▸ WHAT THIS TASK INVOLVES
The line holding "Chart.register(...registerables);" is the last one to output; start at the first line of the data, keep every line in between exactly, and leave out pictures.

○ ○ ○ ○ ○

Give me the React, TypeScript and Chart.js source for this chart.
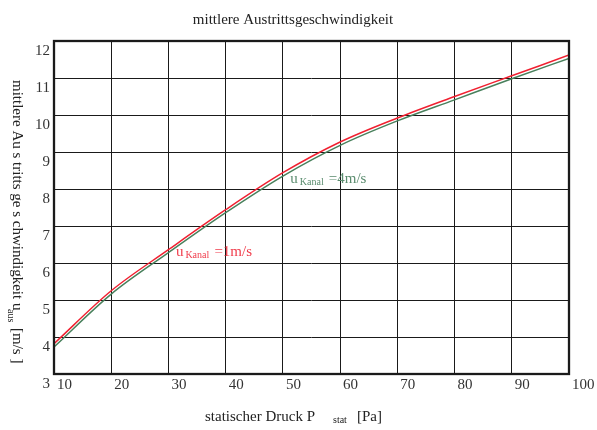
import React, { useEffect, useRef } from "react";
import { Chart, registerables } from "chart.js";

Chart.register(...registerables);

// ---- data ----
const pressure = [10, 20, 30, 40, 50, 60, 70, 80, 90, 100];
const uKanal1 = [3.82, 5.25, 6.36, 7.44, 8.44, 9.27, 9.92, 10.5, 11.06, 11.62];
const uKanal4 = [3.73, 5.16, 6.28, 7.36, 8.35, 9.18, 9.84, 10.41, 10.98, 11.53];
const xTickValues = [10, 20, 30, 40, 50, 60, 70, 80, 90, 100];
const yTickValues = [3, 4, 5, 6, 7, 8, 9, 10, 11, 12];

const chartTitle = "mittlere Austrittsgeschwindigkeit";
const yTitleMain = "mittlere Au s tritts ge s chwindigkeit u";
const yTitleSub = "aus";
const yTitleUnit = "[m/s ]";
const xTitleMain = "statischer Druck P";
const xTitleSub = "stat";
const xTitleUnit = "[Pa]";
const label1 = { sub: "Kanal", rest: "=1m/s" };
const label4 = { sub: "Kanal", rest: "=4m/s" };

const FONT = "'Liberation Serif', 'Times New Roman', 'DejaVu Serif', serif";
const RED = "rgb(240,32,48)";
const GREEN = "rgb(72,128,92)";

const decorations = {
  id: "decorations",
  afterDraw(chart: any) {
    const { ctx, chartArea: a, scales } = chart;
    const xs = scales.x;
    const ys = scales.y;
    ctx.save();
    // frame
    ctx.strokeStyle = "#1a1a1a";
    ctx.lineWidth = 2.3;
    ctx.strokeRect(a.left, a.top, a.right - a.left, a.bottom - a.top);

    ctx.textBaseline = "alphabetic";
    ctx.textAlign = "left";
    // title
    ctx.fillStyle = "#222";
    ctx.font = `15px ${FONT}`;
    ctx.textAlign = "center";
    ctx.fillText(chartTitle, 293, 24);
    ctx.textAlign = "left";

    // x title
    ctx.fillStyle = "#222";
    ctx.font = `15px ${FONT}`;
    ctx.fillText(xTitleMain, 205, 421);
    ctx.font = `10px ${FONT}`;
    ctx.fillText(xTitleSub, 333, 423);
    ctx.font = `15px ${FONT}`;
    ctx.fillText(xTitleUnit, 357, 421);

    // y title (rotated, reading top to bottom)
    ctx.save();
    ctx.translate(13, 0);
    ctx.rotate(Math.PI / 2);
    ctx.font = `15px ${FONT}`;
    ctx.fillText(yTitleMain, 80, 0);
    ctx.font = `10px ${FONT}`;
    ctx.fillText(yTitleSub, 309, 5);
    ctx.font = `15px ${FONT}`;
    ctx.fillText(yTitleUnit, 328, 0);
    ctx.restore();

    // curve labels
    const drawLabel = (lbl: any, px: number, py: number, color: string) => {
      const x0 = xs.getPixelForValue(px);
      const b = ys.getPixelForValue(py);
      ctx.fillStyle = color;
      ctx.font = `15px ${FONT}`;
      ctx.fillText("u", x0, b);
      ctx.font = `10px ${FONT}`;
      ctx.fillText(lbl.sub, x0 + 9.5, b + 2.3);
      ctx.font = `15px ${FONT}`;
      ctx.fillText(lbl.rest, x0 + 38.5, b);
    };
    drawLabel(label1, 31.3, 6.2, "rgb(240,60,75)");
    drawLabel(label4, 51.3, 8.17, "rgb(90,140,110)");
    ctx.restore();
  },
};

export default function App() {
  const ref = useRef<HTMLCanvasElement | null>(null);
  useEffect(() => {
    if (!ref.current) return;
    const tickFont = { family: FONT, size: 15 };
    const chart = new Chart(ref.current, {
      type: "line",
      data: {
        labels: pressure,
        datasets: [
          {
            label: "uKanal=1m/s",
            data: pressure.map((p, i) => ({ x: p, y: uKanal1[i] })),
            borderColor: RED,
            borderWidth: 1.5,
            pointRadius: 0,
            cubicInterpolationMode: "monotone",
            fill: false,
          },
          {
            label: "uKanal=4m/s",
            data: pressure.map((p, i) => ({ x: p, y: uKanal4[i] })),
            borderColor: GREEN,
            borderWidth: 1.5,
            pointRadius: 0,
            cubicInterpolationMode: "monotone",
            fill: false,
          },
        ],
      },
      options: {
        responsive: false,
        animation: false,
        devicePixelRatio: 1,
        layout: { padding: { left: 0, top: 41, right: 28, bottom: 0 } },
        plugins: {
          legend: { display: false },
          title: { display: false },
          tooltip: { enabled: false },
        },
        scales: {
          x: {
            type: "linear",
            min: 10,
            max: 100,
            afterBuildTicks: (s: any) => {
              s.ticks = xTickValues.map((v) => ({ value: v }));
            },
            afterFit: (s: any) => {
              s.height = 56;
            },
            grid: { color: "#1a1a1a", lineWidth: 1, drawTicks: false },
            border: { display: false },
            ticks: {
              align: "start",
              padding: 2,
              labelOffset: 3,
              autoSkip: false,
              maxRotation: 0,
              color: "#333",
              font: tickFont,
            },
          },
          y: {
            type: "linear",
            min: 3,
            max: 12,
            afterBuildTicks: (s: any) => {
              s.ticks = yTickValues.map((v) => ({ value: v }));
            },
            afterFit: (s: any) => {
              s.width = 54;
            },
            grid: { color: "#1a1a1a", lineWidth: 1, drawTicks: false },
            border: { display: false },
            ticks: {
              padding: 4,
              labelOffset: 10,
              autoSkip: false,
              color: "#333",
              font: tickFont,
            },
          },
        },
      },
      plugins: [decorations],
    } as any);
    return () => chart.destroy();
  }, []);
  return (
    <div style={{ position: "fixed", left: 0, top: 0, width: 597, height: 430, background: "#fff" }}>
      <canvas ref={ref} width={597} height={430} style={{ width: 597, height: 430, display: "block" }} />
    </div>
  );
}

○ ○ ○ ○ ○

▸ ANSWER FOR THE TASK
Give me the React, TypeScript and Chart.js source for this chart.
import React, { useEffect, useRef } from "react";
import { Chart, registerables } from "chart.js";

Chart.register(...registerables);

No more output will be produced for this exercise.